Ben Christel Jul 17, 2016 (18:46)

Suilad *ilphen - has anyone here done much research into the possibility of a muta cum liquida stress rule in Sindarin? I have seen it discussed elsewhere(^1) with no consensus reached, and I'm wondering if more recent publications contain more evidence for or against.

AFAICT, the strongest evidence against it is that Appendix E spells out the stress rules of "Eldarin" with no mention of muta cum liquida. The evidence for it is the handful of Sindarin words embedded in mostly-English verses that wouldn't scan properly without muta cum liquida... plus comparison to real-world languages, where it's close to a universal rule in languages that permit syllable-initial clusters(^2).

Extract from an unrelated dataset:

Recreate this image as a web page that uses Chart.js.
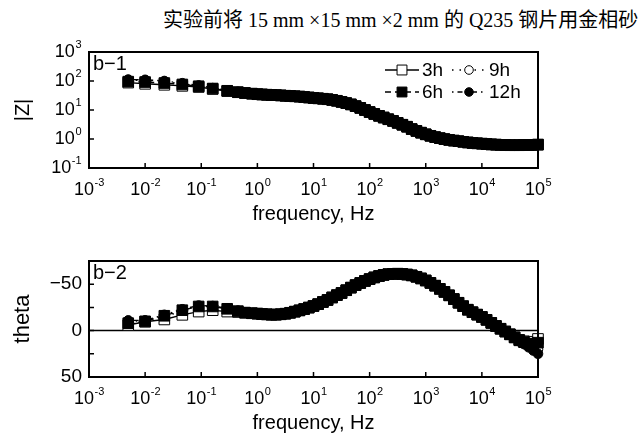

*ilphen = "everyone" c.f. http://eldamo.org/content/words/word-3266229707.html
1: http://archives.conlang.info/gho/bhelgho/gaulfhapoen.html
2: https://linguistlist.org/issues/8/8-647.html

Александр Запрягаев Jul 17, 2016 (19:45)

I don't believe that any of the wrongly stressed words in Sindarin (Nargothrond - what else?) would require for their stress explanation anything but the possibility of compounds to stress following the stresses of separate elements. Of course, there are some proper names in the Lays which stress their final syllable, but that is an apparent Englicization. The stress rules for Leeds Quenya were expressed in great detail in PE14, but no corresponding for Noldorin, if I remember well. Anyway, no grammars of Noldorin starting from the 1930s were published yet, so, in fact, the new information since PE13 is limited.

Ben Christel Jul 17, 2016 (21:02)

Imladris (Boromir's poem at the CoE) is another one from LotR. Also Menegroth from the Lay of Leithian, IIRC. Both of these could be explained by compound elements keeping their stress, though.

Александр Запрягаев Jul 29, 2016 (13:06)

+Ben Christel Well, NargoTHRond is not a muta cum liquida from the start :D And I think saying ImlAdris in Boromir's riddle actually improves the rhythm (it was not iambic, anyway). Unless there is Tolkien's recording of this? The Q corresponding Imbeláris PE22:127 seems to imply strongly that Tolkien spoke ImlAdris to me.

In any case, the stress in Noldorin/Sindarin still remains something of a mystery. Does it affect epenthetic vowels? I think not, and we should have DAgorlad — but it is never stated. When does the compound become fixed enough to shift the stress? And that overmystifying AnnÛn (once definitely, once possibly) — does the overlong vowel attract the stress? Do we have AmrÛn as well? Or even echUIr?